Cupitt rents a studio flat for $375 a week, uses public transport, and budgets $30 a week for food, relying on soups and muesli bars when 50 per cent off. A recent day of meals was three muesli bars and four pieces of toast with raspberry jelly.
After paying for medical tests last year, and then surgery on her wisdom teeth, Cupitt is avoiding routine doctor visits.
The challenges are familiar to Jack Nethery, Connor Hirst, Mike De Zilva and Kieran Sorensen, housemates in Redfern who met in the residential colleges at the University of NSW.
“Every other month I hear about a friend in Sydney who is struggling to find rent or their rent is getting put up, and they’re having to move further away from their work,” Hirst said.

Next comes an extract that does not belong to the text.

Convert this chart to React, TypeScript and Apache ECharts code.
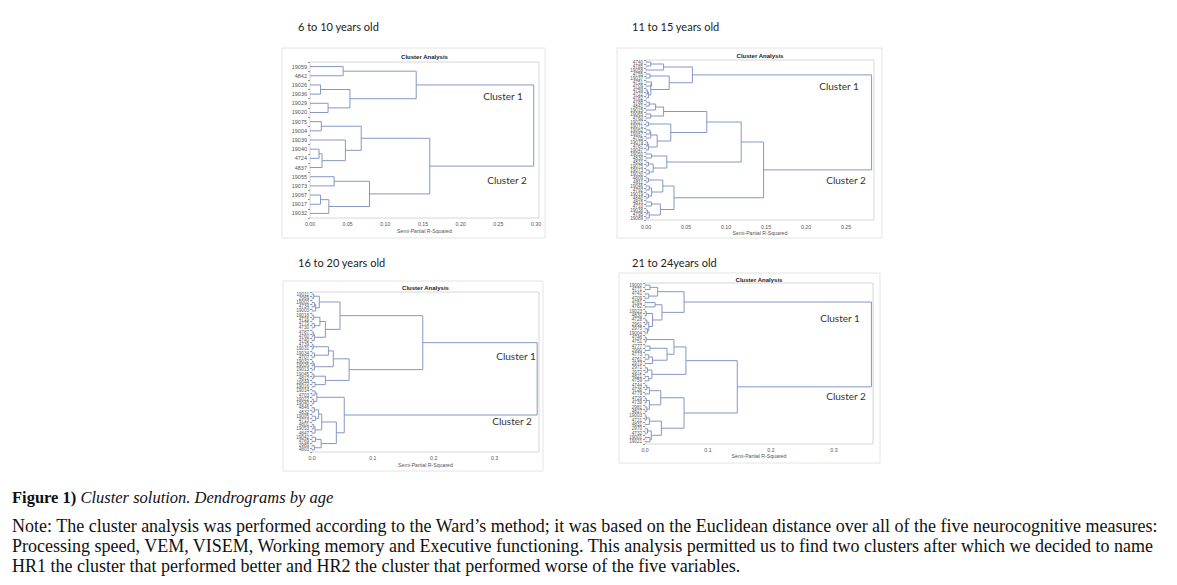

All four are students, but not all qualify for youth allowance. When they moved out of the colleges, it took several months to find a rental property.
Hirst said they found a place by fine-tuning their application, calling real estate agents daily, accepting the reality of rent-bidding, where tenants offer to pay more than the advertised price, and increasing their budget to $1300 a week.
They budgeted for food and most bills but were caught out by the electricity company estimating the power usage, meaning low initial bills were followed by a spike after the meter reading.
Nethery said they spent a month scouring websites for bargains and giveaways to furnish the house.
“For the first few weeks we didn’t have chairs around our dining table, so every time we ate it felt like we were judging MasterChef because you would walk up to the plate, take a few bites, and walk away,” he said.
Nethery, 23, works part-time in a GP’s office but nearly lost his income because of compulsory lab work for his medicine degree. His parents help him financially when needed.
Hirst, 21, does not qualify for youth allowance because it is means-tested on his family’s income, but nor can his parents afford to support him.
He got through his first degree with part-time jobs, but has just started a postgraduate medicine degree. He is living off savings while trying to start an online business.
Hirst said he is good at finding a bargain with food, but he has skimped on medical care.
“Going around Sydney finding a place that’s bulk-billed for going to the doctor is nearly impossible now and paying private prices [for the GP], or going to the physio, is not really an option,” Hirst said.